Newsom’s appointees initially expressed confidence that California would be able to build enough clean energy resources by the end of 2023 to close the polluting generators in Huntington Beach, Long Beach and Oxnard before the new deadline.
A similar backtrack happened last year, when the state reversed course and is now letting the Diablo Canyon nuclear plant continue to operate for a few more years.
Sorta. Years ago on the now-defunct Climate Change board I posted an article about the decision to not build new modern gas plants. There was a quote from one engineer involved who said it was crazy. I agreed.
And in news out of Belgium that should surprise nobody…
A total of 13% more CO2 emissions came from electricity production in Belgium in the first half of the year, compared to the same period the year before. This is a significant increase and experts are pointing to Belgium’s nuclear phase-out as the culprit.
In a study published by Ghent University and shared by De Standaard, researchers blame this increase in CO2 emissions on the controversial closure of nuclear reactors Doel 3 and Tihange 2. The first reactor closed on 23 September 2022 and the second on 1 February 2023.
State officials voted Thursday to let Southern California Gas Co. store far more fuel at the Aliso Canyon gas storage field…
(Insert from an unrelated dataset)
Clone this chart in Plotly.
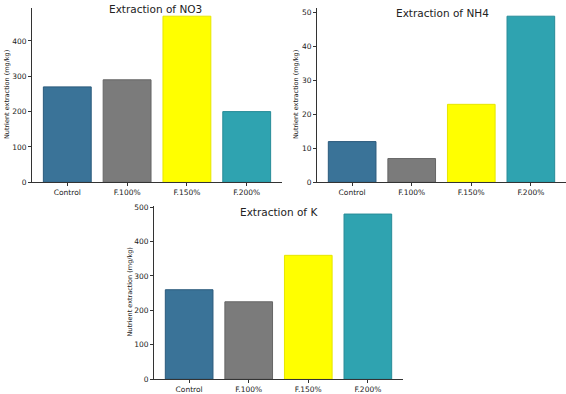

t’s been two years since the Public Utilities Commission raised the storage cap at Aliso Canyon — which had been cut after the methane leak — to 41 billion cubic feet. Now the agency has upped the limit to the 68.6 billion cubic feet requested by SoCalGas and its sister utility, San Diego Gas & Electric — the maximum amount deemed safe by another state agency.
CA is still in the processing of building its clean energy infrastructure. CA has always had to rely on natural gas for the transition period from natural gas to clean energy. The power generation sector continues to build new renewable energy, energy storage facilities, and upgrading the grid transmission. The transportation sector is on its way to electrification. Industrial, commercial and residential sectors are also on their way to electrification.